OPINION

Another emergency manager wrong for DPS

Gov. Rick Snyder has appointed Judge Steven Rhodes as the fifth emergency manger of Detroit Public Schools. Rhodes presided over the Detroit bankruptcy hearing and gained widespread support from Snyder and the corporate elite for his handling of the case. Snyder hopes that Rhodes will be able to influence the state Legislature to acknowledge its obligation to step up and pay the $515 million debt to put the district back on sound financial grounds.

This appointment is a desperate measure by Snyder. It is an attempt to shift the public conversation away from the failures of emergency management legislation. It is an effort to use that law to further undermine public education and destroy the power of teachers and the unions that protect them as they work to educate our children.

Emergency managers have become so toxic in Michigan since the poisoning of Flint’s water supply that Rhodes doesn't event want the title. Rhodes wants to be called the “transition manager.” This is an empty gesture. He has all of the powers of the emergency manager, his authority comes from EM legislation and he is collecting that salary.

Rhodes is an emergency manager. Yet he openly admits he is unprepared to run a school system.

Combining unchecked power with ignorance is why emergency managers destroyed the water systems in Highland Park and Flint, sold off public lands to private interests in Pontiac and Benton Harbor, and initiated massive water shut-offs in Detroit.

Now we are led to believe that someone who openly states he knows nothing about educational practices, academic development or complex school systems should advise the state Legislature, hire the next superintendent, and put in place the policies that will provide a “new” school board.

Rhodes talks about people as “stakeholders,” not citizens. He tells us we need to “reach out” to ensure “highly qualified candidates” who can be “trained” in how to be good school board members.

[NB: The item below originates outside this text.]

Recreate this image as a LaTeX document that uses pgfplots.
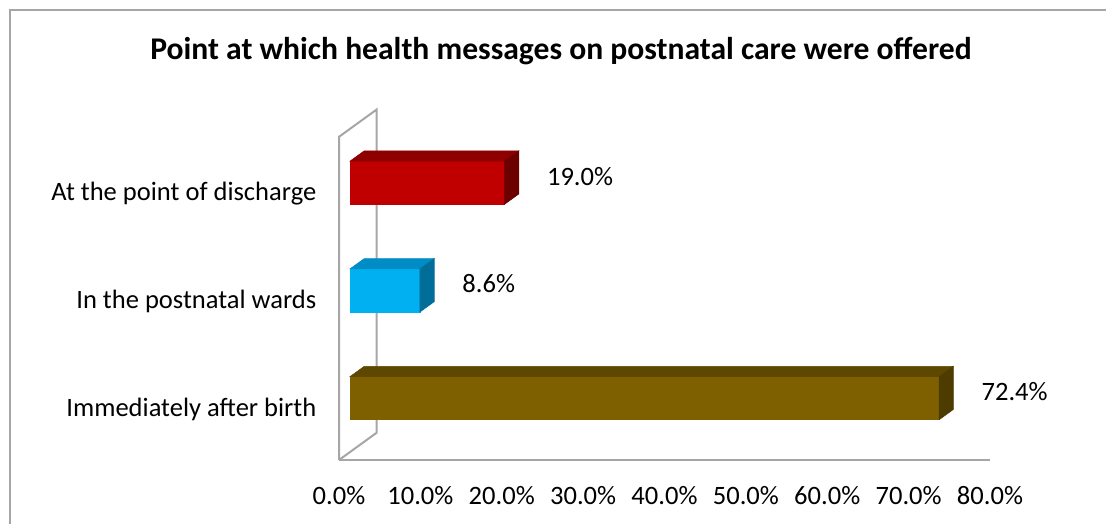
\documentclass[border=0pt]{standalone}
\usepackage{fontspec}
\setmainfont{Carlito}
\usepackage{pgfplots}
\pgfplotsset{compat=1.18}
\definecolor{redF}{HTML}{C00000}
\definecolor{redT}{HTML}{8E0000}
\definecolor{redS}{HTML}{6C0000}
\definecolor{bluF}{HTML}{00B0F0}
\definecolor{bluT}{HTML}{008CC4}
\definecolor{bluS}{HTML}{006E98}
\definecolor{brnF}{HTML}{7F6000}
\definecolor{brnT}{HTML}{5E4700}
\definecolor{brnS}{HTML}{4E3B00}
\definecolor{axgray}{HTML}{A6A6A6}
\begin{document}
\begin{tikzpicture}
\useasboundingbox (0,0) rectangle (829.5pt,-393pt);
\draw[color=axgray, line width=1.5pt] (7.5pt,-420pt) -- (7.5pt,-7.5pt) -- (850pt,-7.5pt);
\node[font=\fontsize{23.7}{28}\selectfont\bfseries] at (420.75pt,-38.5pt) {Point at which health messages on postnatal care were offered};
\begin{axis}[
 at={(254.25pt,-345pt)}, anchor=origin,
 x={(6.103pt,0pt)}, y={(28.28pt,20.48pt)}, z={(0pt,80.8pt)},
 xmin=0,xmax=80,ymin=0,ymax=1,zmin=0,zmax=3,
 axis lines=left,
 axis line style={-, draw=axgray, line width=1.5pt},
 y axis line style={draw=none},
 clip=false,
 xtick={0,10,...,80},
 xticklabels={0.0\%,10.0\%,20.0\%,30.0\%,40.0\%,50.0\%,60.0\%,70.0\%,80.0\%},
 ytick=\empty,
 ztick={0.5,1.5,2.5},
 zticklabels={Immediately after birth, In the postnatal wards, At the point of discharge},
 major tick length=0pt,
 tick label style={font=\fontsize{19.9}{24}\selectfont},
 xticklabel style={anchor=north, yshift=-16pt},
 zticklabel style={anchor=east, xshift=-13.5pt, yshift=-2.5pt},
]
\addplot3[draw=axgray, line width=1.5pt] coordinates {(0,0,0) (0,1,0) (0,1,3) (0,0,3) (0,0,0)};
% red: At the point of discharge
\addplot3[fill=redF, draw=redF] coordinates {(0,0.29,2.3) (19.0,0.29,2.3) (19.0,0.29,2.7) (0,0.29,2.7)} -- cycle;
\addplot3[fill=redT, draw=redT] coordinates {(0,0.29,2.7) (19.0,0.29,2.7) (19.0,0.67,2.7) (0,0.67,2.7)} -- cycle;
\addplot3[fill=redS, draw=redS] coordinates {(19.0,0.29,2.3) (19.0,0.67,2.3) (19.0,0.67,2.7) (19.0,0.29,2.7)} -- cycle;
% blue: In the postnatal wards
\addplot3[fill=bluF, draw=bluF] coordinates {(0,0.29,1.3) (8.6,0.29,1.3) (8.6,0.29,1.7) (0,0.29,1.7)} -- cycle;
\addplot3[fill=bluT, draw=bluT] coordinates {(0,0.29,1.7) (8.6,0.29,1.7) (8.6,0.67,1.7) (0,0.67,1.7)} -- cycle;
\addplot3[fill=bluS, draw=bluS] coordinates {(8.6,0.29,1.3) (8.6,0.67,1.3) (8.6,0.67,1.7) (8.6,0.29,1.7)} -- cycle;
% brown: Immediately after birth
\addplot3[fill=brnF, draw=brnF] coordinates {(0,0.29,0.3) (72.4,0.29,0.3) (72.4,0.29,0.7) (0,0.29,0.7)} -- cycle;
\addplot3[fill=brnT, draw=brnT] coordinates {(0,0.29,0.7) (72.4,0.29,0.7) (72.4,0.67,0.7) (0,0.67,0.7)} -- cycle;
\addplot3[fill=brnS, draw=brnS] coordinates {(72.4,0.29,0.3) (72.4,0.67,0.3) (72.4,0.67,0.7) (72.4,0.29,0.7)} -- cycle;
% data labels
\addplot3[draw=none, mark=none, nodes near coords, point meta=explicit symbolic,
  every node near coord/.append style={anchor=west, xshift=23pt, yshift=1pt, font=\fontsize{19.9}{24}\selectfont, text=black}]
  coordinates {(19.0,0.48,2.5) [19.0\%] (8.6,0.48,1.5) [8.6\%] (72.4,0.48,0.5) [72.4\%]};
\end{axis}
\end{tikzpicture}
\end{document}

Between now and August, when Rhodes says he will leave, little will have changed for our children. The abuse and neglect they are suffering at the hands of the governor, our legislators and their appointed managers will continue. We, who care about our children and our future, need to open new spaces of love and learning in our communities. In this way we can claim our own power and responsibility for educating our children.